Tennyson's Ulysses is now old, having experienced all of the adventures of battle at Troy and on the seas throughout his odyssey. Back home, he has had enough of his life as a ruler of men, keeping the peace at home; instead, he desires to embark upon his next journey. In the first part of the poem he speaks to himself, lamenting his uselessness as a ruler given the idleness of his people. They have no ambition; they “know not” the kind of adventuresome spirit that their king has. In contrast, he “will drink / Life to the lees,” as is his wont.
Ulysses knows he is famous for his great deeds, but this is not what motivates him. His inquisitive spirit is always looking forward. He has seen much and has seen a great variety of cultures, but this is all in the past. Experiences have made him who he is, but what matters is passing through the “arch” to the “untravell’d world” and constantly moving toward the ever-escaping horizon. In addition to the arch, Ulysses uses another metaphor here, calling himself a sword that must “shine in use” rather than “rust unburnish’d.” Yet, at home he feels bored and impotent, yearning to truly engage with what is left of his life. He is impatient for new experiences, lamenting every hour and every day that he does not seek “something more.” His quest for adventure and fulfillment, like the goal of Goethe's Faust, is defined by the pursuit of new and unique knowledge “beyond the utmost bound of human thought.”
In the second part of the poem, as though spoken to the reader (although this address may only be in his mind), Ulysses explains the difference between himself and his son Telemachus. Yes, his son will be a fair and "decent" ruler to his people, but the political life in this context is boring. Telemachus is rooted in regular political life, where one’s aspiration is merely to lead a rough populace into accepting a somewhat better vision of morality and expedience. It is a duty that a leader of uninspired and imprudent citizens may well fulfill with honor, like fulfilling one’s regular duty to honor the “household gods.” But to Ulysses this “slow” life is intolerable even if somebody has to do it. Thus Telemachus “works his work, I mine.”

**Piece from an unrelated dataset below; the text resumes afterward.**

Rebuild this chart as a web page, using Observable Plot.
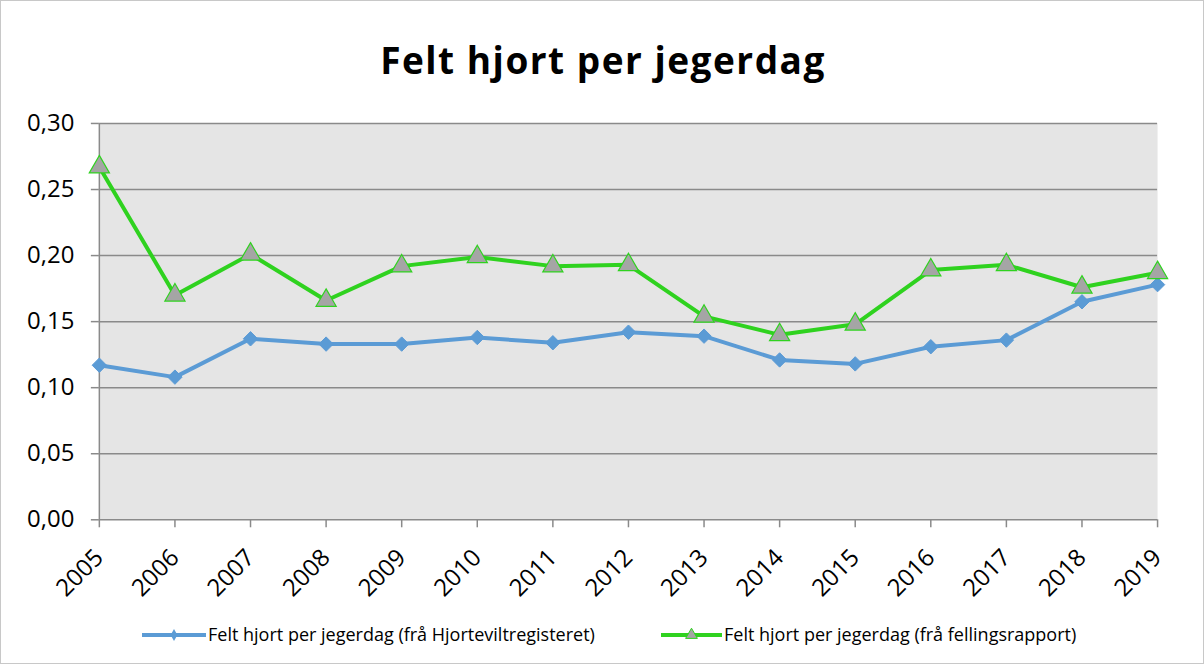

In the third part Ulysses seems to address his hearty mariners. The port, the boat, and the seas all beckon him. The mariners are his compatriots; they have been through thick and thin together. Unlike living under a king, on the seas they made their choices and took their risks with “free hearts, free foreheads.” Those were the good old days, even fighting with gods, but there is no good reason to waste away in nostalgia. So long as they can do “something ere the end, / Some work of noble note,” Ulysses wants to be doing it. Although the coming night in the poem reflects the waning years of their lives, it “is not too late to seek a newer world.” The “many voices” of the ocean call out to them to come back—the voices of experiences past and of experiences yet to come. Their life is fulfilling when they are adventuring on the sea. No matter how much strength they have, while they have it they retain the strength of “will / To strive, to seek, to find, and not to yield.”
The allusion to Achilles in the Happy Isles (or the Blessed Isles) draws a contrast to Hades. Whereas in Dante, Ulysses has died, here he holds out hope that he will reach the heavenly isles where someone like vigorous Achilles deserves to spend eternity. In Homer’s Iliad, Achilles is the featured warrior whose anger and valor generate the primary storyline. He is a hero who lived his life to the fullest in Troy, once he got back into the battle. But for much of the Iliad, Achilles sulked in his tent and left his sword and his skills “unburnish’d.” Accordingly, Achilles is a good model of the heroic for Ulysses.
"Ulysses" has been called a "crisis lyric," which is a genre from the Romantic period that presents a crisis and an attempt to resolve that crisis (see William Wordsworth's "Intimations Ode"). For Ulysses, the crisis is due to old age: should he live out his days as king, fading away in dotage like King Lear? Or should he refuse to focus on death as an endpoint but, instead, constantly stay engaged in life as an adventurer? Will he live out the boring but honorable life of Telemachus at home as he ages, or the noble and risky life of surviving by his wits in uncertain waters, living by his strength of will even as his body weakens? He knows death is unavoidable, but he also knows that death-in-life–the impotency, the obsolescence–is intolerable for a person like him.
It may be a stretch to go a step farther and argue that Ulysses seeks to understand life beyond death, but consider that “it may be” that they reach the isles where Achilles resides. After all, Ulysses says that “my purpose holds / To sail beyond the sunset, and the baths / Of all the western stars, until I die.” Critic Charles Mitchell notes, “one needs to emphasize that Ulysses’s goal is not death, but is in death: that is, Ulysses seeks not death, but life in death.” Other details in the poem support this view, such as the sea voyage, which is often a symbol for the voyage of death; his old age; his referring to himself and shipmates as spirits; and the “dark, broad, sea” which is unfathomable and carries mysterious voices. Certainly it is quite an adventure to reach the isles or Hades or somewhere that human beings normally do not reach while alive. Ulysses may indeed want to find direct evidence of spiritual reality after death.
But this is not the point of the concluding lines. They are Ulysses' enduring challenge to himself, and ultimately Tennyson's challenge to us, to push ahead with vigor and strength of will no matter how old or weak our bodies are. To yield to age or weakness is to be less than fully human. As honorable as it may be to live a peaceful life without risk, we miss the most exciting aspects of life if we do not venture out, at least a little bit, into the unknown.